As a result of the earthquake in Indonesia, the death toll has reached 310 people

The death toll from Monday’s catastrophic earthquake in Indonesia’s most populous province has risen to 310, officials said Friday, after rescue efforts were hampered by heavy rains, landslides, road closures, downed communication lines and strong aftershocks. As the search continues, 24 people are missing.

Authorities put the death toll from the shallow 5.6-magnitude earthquake that shook the mountainous region and caused destruction across large swaths of isolated villages separated by mountainous roads to 272 on Thursday afternoon. Some local officials said the numbers previously provided by the central government were low, in part because some families buried their dead immediately after the earthquake, before responders reached their villages. Officials said they were working on cross-checking the data by collecting death certificates or recording the identities of the victims from cemeteries of all the affected villages.

The earthquake in Cianjur, an agricultural region in West Java province famous for its rice, destroyed tens of thousands of homes and triggered massive landslides that engulfed entire communities. Officials said in the days after the quake that about a third of the dead were children trapped in collapsed houses or schools in a village with poor building standards.

Even for Indonesia, where earthquakes and other natural disasters occur virtually every day, the number of dead and injured, as well as the displacement of tens of thousands of people, was high.
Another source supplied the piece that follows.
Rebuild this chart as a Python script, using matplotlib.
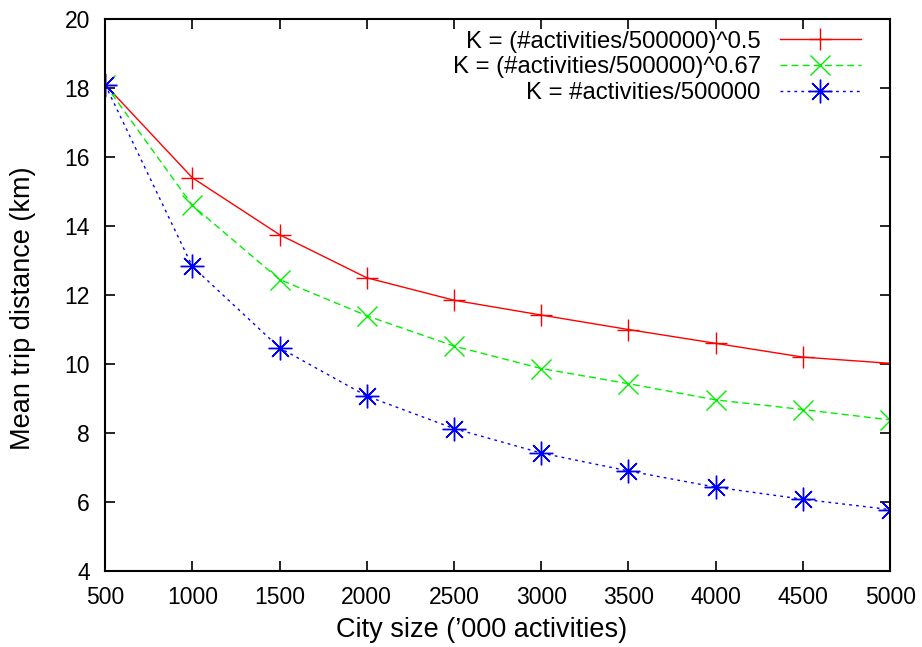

Officials said the sloping terrain and unstable ground affected the extent of the damage.

More than two days after the earthquake, some villages remained inaccessible by land, which was particularly devastating because the epicenter was only 6 miles deep, meaning that the seismic waves had less power traveling toward the earth’s surface. Strong tremors were also felt in the capital, Jakarta, 60 miles away.

Indonesia is an archipelago of about 270 million people sitting at the intersection of several tectonic plates and along an arc of volcanoes and fault lines. Devastation from strong earthquakes has been exacerbated by landslides caused by deforestation, small-scale mining and urban development.